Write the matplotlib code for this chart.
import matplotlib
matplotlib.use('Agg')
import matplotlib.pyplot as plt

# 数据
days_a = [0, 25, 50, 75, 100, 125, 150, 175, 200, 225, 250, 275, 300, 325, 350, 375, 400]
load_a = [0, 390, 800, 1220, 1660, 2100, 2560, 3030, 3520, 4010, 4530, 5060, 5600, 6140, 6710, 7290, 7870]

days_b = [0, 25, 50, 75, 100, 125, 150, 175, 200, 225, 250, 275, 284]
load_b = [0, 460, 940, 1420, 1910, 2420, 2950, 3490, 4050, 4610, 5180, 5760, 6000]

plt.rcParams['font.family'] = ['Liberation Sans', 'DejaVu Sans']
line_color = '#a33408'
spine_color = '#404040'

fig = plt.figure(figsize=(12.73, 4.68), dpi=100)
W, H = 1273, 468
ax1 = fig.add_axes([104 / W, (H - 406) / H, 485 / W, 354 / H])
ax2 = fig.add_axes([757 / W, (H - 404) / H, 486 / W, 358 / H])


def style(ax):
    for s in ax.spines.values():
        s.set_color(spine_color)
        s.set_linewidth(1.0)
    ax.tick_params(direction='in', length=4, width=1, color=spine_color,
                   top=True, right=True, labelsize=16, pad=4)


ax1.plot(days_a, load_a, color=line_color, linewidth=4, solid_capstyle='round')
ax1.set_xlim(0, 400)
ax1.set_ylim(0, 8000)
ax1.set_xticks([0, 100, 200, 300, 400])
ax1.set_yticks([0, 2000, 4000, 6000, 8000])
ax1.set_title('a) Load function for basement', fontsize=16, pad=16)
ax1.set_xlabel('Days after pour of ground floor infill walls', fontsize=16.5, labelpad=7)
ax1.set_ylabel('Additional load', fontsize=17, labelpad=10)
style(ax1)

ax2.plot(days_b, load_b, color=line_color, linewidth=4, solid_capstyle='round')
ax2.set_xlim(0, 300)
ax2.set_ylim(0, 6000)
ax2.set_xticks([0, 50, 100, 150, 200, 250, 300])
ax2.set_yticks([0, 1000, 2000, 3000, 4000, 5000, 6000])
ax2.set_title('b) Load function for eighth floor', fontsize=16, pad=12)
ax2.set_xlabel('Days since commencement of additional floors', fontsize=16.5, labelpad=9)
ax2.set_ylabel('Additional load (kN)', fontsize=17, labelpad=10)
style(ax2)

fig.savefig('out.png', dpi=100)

---+---

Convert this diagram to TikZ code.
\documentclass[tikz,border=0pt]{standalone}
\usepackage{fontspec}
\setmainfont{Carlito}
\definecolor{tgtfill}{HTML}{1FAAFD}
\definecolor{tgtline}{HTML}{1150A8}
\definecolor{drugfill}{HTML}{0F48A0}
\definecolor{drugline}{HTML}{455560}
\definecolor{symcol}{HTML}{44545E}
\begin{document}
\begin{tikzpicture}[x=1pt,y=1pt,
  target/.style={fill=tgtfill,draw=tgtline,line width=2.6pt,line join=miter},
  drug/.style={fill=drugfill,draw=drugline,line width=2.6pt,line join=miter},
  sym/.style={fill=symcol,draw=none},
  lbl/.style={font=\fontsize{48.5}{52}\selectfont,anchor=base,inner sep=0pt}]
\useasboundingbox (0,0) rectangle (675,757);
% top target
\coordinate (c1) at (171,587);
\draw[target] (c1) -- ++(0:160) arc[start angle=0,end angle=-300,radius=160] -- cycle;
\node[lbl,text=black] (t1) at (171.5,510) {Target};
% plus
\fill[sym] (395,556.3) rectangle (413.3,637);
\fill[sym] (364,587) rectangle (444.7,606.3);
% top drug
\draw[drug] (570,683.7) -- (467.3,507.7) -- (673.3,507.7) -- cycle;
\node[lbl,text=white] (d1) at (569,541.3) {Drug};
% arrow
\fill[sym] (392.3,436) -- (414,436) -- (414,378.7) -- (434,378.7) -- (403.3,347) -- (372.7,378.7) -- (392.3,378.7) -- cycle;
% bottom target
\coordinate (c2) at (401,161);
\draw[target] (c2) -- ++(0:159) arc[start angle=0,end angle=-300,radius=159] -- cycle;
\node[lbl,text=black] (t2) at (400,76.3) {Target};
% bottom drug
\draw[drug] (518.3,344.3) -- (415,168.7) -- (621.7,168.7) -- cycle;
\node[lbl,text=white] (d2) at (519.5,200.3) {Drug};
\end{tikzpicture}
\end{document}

---+---

» **Instruction**
Looking at the data above, return every line from the one with "Write the matplotlib code for this chart." down to the one with "fig.savefig('out.png', dpi=100)", exactly and inclusively.

» **Result**
Write the matplotlib code for this chart.
import matplotlib
matplotlib.use('Agg')
import matplotlib.pyplot as plt

# 数据
days_a = [0, 25, 50, 75, 100, 125, 150, 175, 200, 225, 250, 275, 300, 325, 350, 375, 400]
load_a = [0, 390, 800, 1220, 1660, 2100, 2560, 3030, 3520, 4010, 4530, 5060, 5600, 6140, 6710, 7290, 7870]

days_b = [0, 25, 50, 75, 100, 125, 150, 175, 200, 225, 250, 275, 284]
load_b = [0, 460, 940, 1420, 1910, 2420, 2950, 3490, 4050, 4610, 5180, 5760, 6000]

plt.rcParams['font.family'] = ['Liberation Sans', 'DejaVu Sans']
line_color = '#a33408'
spine_color = '#404040'

fig = plt.figure(figsize=(12.73, 4.68), dpi=100)
W, H = 1273, 468
ax1 = fig.add_axes([104 / W, (H - 406) / H, 485 / W, 354 / H])
ax2 = fig.add_axes([757 / W, (H - 404) / H, 486 / W, 358 / H])


def style(ax):
    for s in ax.spines.values():
        s.set_color(spine_color)
        s.set_linewidth(1.0)
    ax.tick_params(direction='in', length=4, width=1, color=spine_color,
                   top=True, right=True, labelsize=16, pad=4)


ax1.plot(days_a, load_a, color=line_color, linewidth=4, solid_capstyle='round')
ax1.set_xlim(0, 400)
ax1.set_ylim(0, 8000)
ax1.set_xticks([0, 100, 200, 300, 400])
ax1.set_yticks([0, 2000, 4000, 6000, 8000])
ax1.set_title('a) Load function for basement', fontsize=16, pad=16)
ax1.set_xlabel('Days after pour of ground floor infill walls', fontsize=16.5, labelpad=7)
ax1.set_ylabel('Additional load', fontsize=17, labelpad=10)
style(ax1)

ax2.plot(days_b, load_b, color=line_color, linewidth=4, solid_capstyle='round')
ax2.set_xlim(0, 300)
ax2.set_ylim(0, 6000)
ax2.set_xticks([0, 50, 100, 150, 200, 250, 300])
ax2.set_yticks([0, 1000, 2000, 3000, 4000, 5000, 6000])
ax2.set_title('b) Load function for eighth floor', fontsize=16, pad=12)
ax2.set_xlabel('Days since commencement of additional floors', fontsize=16.5, labelpad=9)
ax2.set_ylabel('Additional load (kN)', fontsize=17, labelpad=10)
style(ax2)

fig.savefig('out.png', dpi=100)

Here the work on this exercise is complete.